The current status of the proposed worldwide draft is buried in Attachment 24. This document, a letter from Rob Manfred of MLB to Donald Fehr, states that the parties have agreed in principle to expand the First-Year Player Draft to cover all eligible players worldwide, and have agreed that the draft should have between 20 and 38 rounds.

All other details were referred to a special World-Wide Draft Subcommittee of MLB and MLBPA representatives--with the proviso that if the subcommittee can't agree on comprehensive rules to govern the new draft, the current rules will remain in effect.

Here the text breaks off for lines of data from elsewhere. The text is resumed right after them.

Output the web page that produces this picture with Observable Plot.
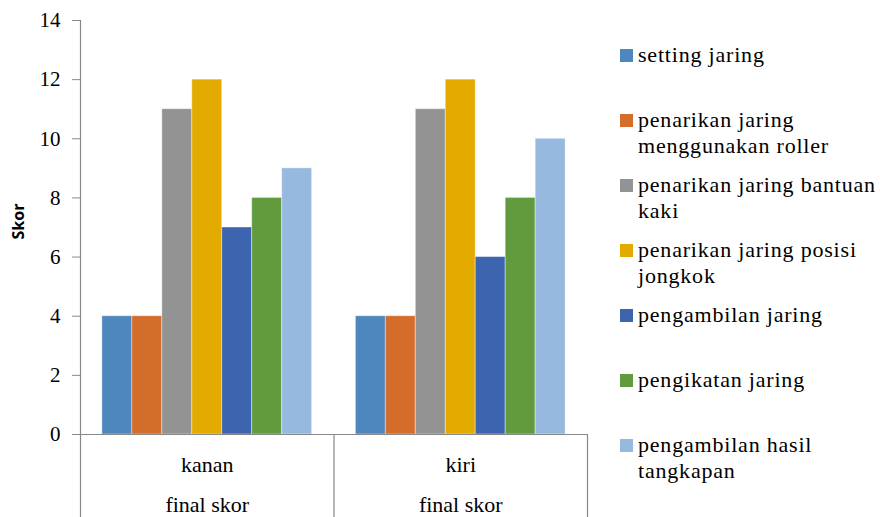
<!DOCTYPE html>
<html>
<head>
<meta charset="utf-8">
<script src="https://cdn.jsdelivr.net/npm/d3@7"></script>
<script src="https://cdn.jsdelivr.net/npm/@observablehq/plot@0.6"></script>
<style>
  body { margin: 0; background: #fff; font-family: "Liberation Serif", "Times New Roman", serif; }
  #wrap { position: relative; width: 880px; height: 517px; overflow: hidden; }
  #legend { position: absolute; left: 620px; top: 0; font-family: "Liberation Serif", "Times New Roman", serif; font-size: 22px; letter-spacing: 0.8px; color: #000; }
  .item { position: absolute; left: 0; display: flex; align-items: flex-start; white-space: nowrap; }
  .sw { width: 13px; height: 13px; margin-right: 5px; margin-top: 7.5px; flex: none; }
  .lbl { line-height: 26px; }
</style>
</head>
<body>
<div id="wrap"><div id="chart"></div><div id="legend"></div></div>
<script>
const groups = ["kanan", "kiri"];
const groupSub = "final skor";
const series = [
  "setting jaring",
  "penarikan jaring menggunakan roller",
  "penarikan jaring bantuan kaki",
  "penarikan jaring posisi jongkok",
  "pengambilan jaring",
  "pengikatan jaring",
  "pengambilan hasil tangkapan"
];
const legendLines = [
  ["setting jaring"],
  ["penarikan jaring", "menggunakan roller"],
  ["penarikan jaring bantuan", "kaki"],
  ["penarikan jaring posisi", "jongkok"],
  ["pengambilan jaring"],
  ["pengikatan jaring"],
  ["pengambilan hasil", "tangkapan"]
];
const kananValues = [4, 4, 11, 12, 7, 8, 9];
const kiriValues = [4, 4, 11, 12, 6, 8, 10];
const colors = ["#4E86BE", "#D46C2A", "#939393", "#E3AA00", "#3D64AE", "#629A3E", "#98B9DF"];
const yTicks = [0, 2, 4, 6, 8, 10, 12, 14];

const data = [];
series.forEach((s, i) => data.push({group: "kanan", series: s, value: kananValues[i]}));
series.forEach((s, i) => data.push({group: "kiri", series: s, value: kiriValues[i]}));

const W = 880, H = 517, ML = 80, MR = 293, MT = 20, MB = 83;
const facetW = (W - ML - MR) / groups.length;
const axisColor = "#888888";

const chart = Plot.plot({
  width: W,
  height: H,
  marginLeft: ML,
  marginRight: MR,
  marginTop: MT,
  marginBottom: MB,
  style: {fontFamily: "'Liberation Serif', 'Times New Roman', serif", fontSize: "21px", color: "#000", background: "#fff", overflow: "visible"},
  fx: {domain: groups, padding: 0, round: false},
  x: {domain: series, paddingInner: 0, paddingOuter: 0.73, round: false, axis: null},
  y: {domain: [0, 14], ticks: yTicks},
  color: {domain: series, range: colors},
  marks: [
    Plot.barY(data, {fx: "group", x: "series", y: "value", fill: "series", stroke: "#fff", strokeOpacity: 0.4, strokeWidth: 1}),
    Plot.ruleY([0], {stroke: axisColor, strokeWidth: 1.2}),
    Plot.ruleX(groups.slice(0, 1), {fx: d => d, x: null, stroke: axisColor, strokeWidth: 1.2, dx: -facetW / 2, insetBottom: -MB}),
    Plot.ruleX(groups.slice(1).map(g => ({g, y1: 0})), {fx: "g", x: null, y1: "y1", stroke: axisColor, strokeWidth: 1.2, dx: -facetW / 2, insetBottom: -MB}),
    Plot.ruleX(groups.slice(-1).map(g => ({g, y1: 0})), {fx: "g", x: null, y1: "y1", stroke: axisColor, strokeWidth: 1.2, dx: facetW / 2, insetBottom: -MB}),
    Plot.axisY({ticks: yTicks, tickSize: 8, tickPadding: 12, stroke: axisColor, label: null, fontSize: 21}),
    Plot.axisFx({anchor: "bottom", tickSize: 0, tickPadding: 8, label: null, fontSize: 22, lineHeight: 1.86, tickFormat: d => d + "\n" + groupSub, style: {letterSpacing: "0.8px"}}),
    Plot.text(groups.slice(0, 1), {fx: d => d, text: () => "Skor", frameAnchor: "left", rotate: -90, dx: -62, dy: 12, fontFamily: "'Open Sans', 'Liberation Sans', sans-serif", fontWeight: "bold", fontSize: 16})
  ]
});
document.getElementById("chart").appendChild(chart);

const legend = d3.select("#legend");
legendLines.forEach((lines, i) => {
  const item = legend.append("div").attr("class", "item").style("top", (41.5 + 65 * i) + "px");
  item.append("div").attr("class", "sw").style("background", colors[i]);
  item.append("div").attr("class", "lbl").html(lines.join("<br>"));
});
</script>
</body>
</html>
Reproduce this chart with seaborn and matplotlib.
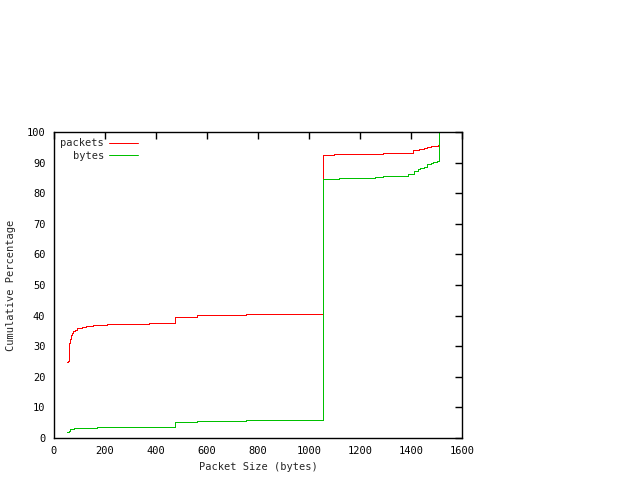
import matplotlib
matplotlib.use('Agg')
import matplotlib.pyplot as plt
import seaborn as sns
import pandas as pd

# cumulative distribution of packet size
pkt_size = [51, 56, 59, 63, 67, 71, 76, 82, 90, 109, 128, 152, 210, 372, 475, 536, 562, 752,
            1056, 1099, 1290, 1409, 1431, 1451, 1464, 1478, 1505, 1511, 1511]
pkt_pct = [24.8, 25.2, 30.9, 32.3, 33.7, 34.4, 35.0, 35.4, 35.8, 36.3, 36.6, 36.9, 37.3, 37.5, 39.4, 39.7, 40.1, 40.5,
           92.4, 92.7, 93.2, 94.0, 94.4, 94.8, 95.0, 95.4, 95.8, 100.0, 100.0]

byte_size = [52, 58, 65, 80, 171, 476, 561, 752,
             1056, 1116, 1260, 1290, 1390, 1410, 1429, 1436, 1449, 1463, 1477, 1488, 1501, 1511, 1511]
byte_pct = [1.9, 2.4, 2.8, 3.2, 3.5, 5.1, 5.4, 5.8,
            84.6, 84.9, 85.2, 85.7, 86.2, 87.1, 87.8, 88.2, 88.7, 89.4, 89.9, 90.2, 90.5, 100.0, 100.0]

sns.set_style('white')
plt.rcParams['font.family'] = ['DejaVu Sans Mono']
plt.rcParams['font.size'] = 7.5

fig = plt.figure(figsize=(6.4, 4.8), dpi=100)
ax = fig.add_axes([0.084, 0.0875, 0.638, 0.6375])

df_p = pd.DataFrame({'size': pkt_size, 'pct': pkt_pct})
df_b = pd.DataFrame({'size': byte_size, 'pct': byte_pct})
sns.lineplot(data=df_p, x='size', y='pct', ax=ax, color='#ff0000', lw=0.72,
             drawstyle='steps-post', label='packets', sort=False, antialiased=False)
sns.lineplot(data=df_b, x='size', y='pct', ax=ax, color='#00c000', lw=0.72,
             drawstyle='steps-post', label='bytes', sort=False, antialiased=False)

ax.set_xlim(0, 1600)
ax.set_ylim(0, 100)
ax.set_xticks(range(0, 1601, 200))
ax.set_yticks(range(0, 101, 10))
ax.tick_params(direction='in', length=5, width=1, top=True, right=True, colors='black', pad=6)
for s in ax.spines.values():
    s.set_color('black')
    s.set_linewidth(1)
ax.set_xlabel('Packet Size (bytes)', labelpad=4)
ax.set_ylabel('Cumulative Percentage', labelpad=8)

leg = ax.legend(loc='upper left', frameon=False, markerfirst=False, handlelength=2.8,
                borderaxespad=0.3, labelspacing=0.25, handletextpad=0.5, borderpad=0.3)
for t in leg.get_texts():
    t.set_ha('right')
leg._legend_box.align = 'right'

fig.savefig('out.png', dpi=100)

Open issues relating to the draft include the number of rounds; the age of draft eligibility for players from countries without organized high school baseball; and the desirability of maintaining or developing baseball academies in such countries. In addition, the subcommittee must decide whether bad teams should get proportionately more draft picks; whether clubs should be allowed to trade draft picks, or trade the negotiating rights to a drafted player; whether clubs who fail to sign a drafted player should receive some type of compensation; and whether the current system of compensation for clubs which lose free agents with draft picks should be maintained. (This compensation system remains unchanged in the Article dealing with free agency.)

Members of the World-Wide Draft Subcommittee were to be appointed by October 15, 2002. The Attachment contains no deadline for the subcommittee to complete its work. Unless we hear from them soon, though, the 2003 draft will be held under the same rules which applied in 2002.

You'll be hearing from me soon. I'm planning to write one article a week about the CBA until all the important provisions have been covered. First things first, though: The desert, the Sierras and the open road are calling, and their collective voice is a helluva lot louder than a 223-page document that took eight months to create.

15fan
05-09-2003, 06:27 PM
Sooooo.....

Do we sticky this thread? Do we archive it? Do we somehow get a copy on our own server?

Food for the techie folks to think about.

Any way you slice it, though, this ought to be a keeper.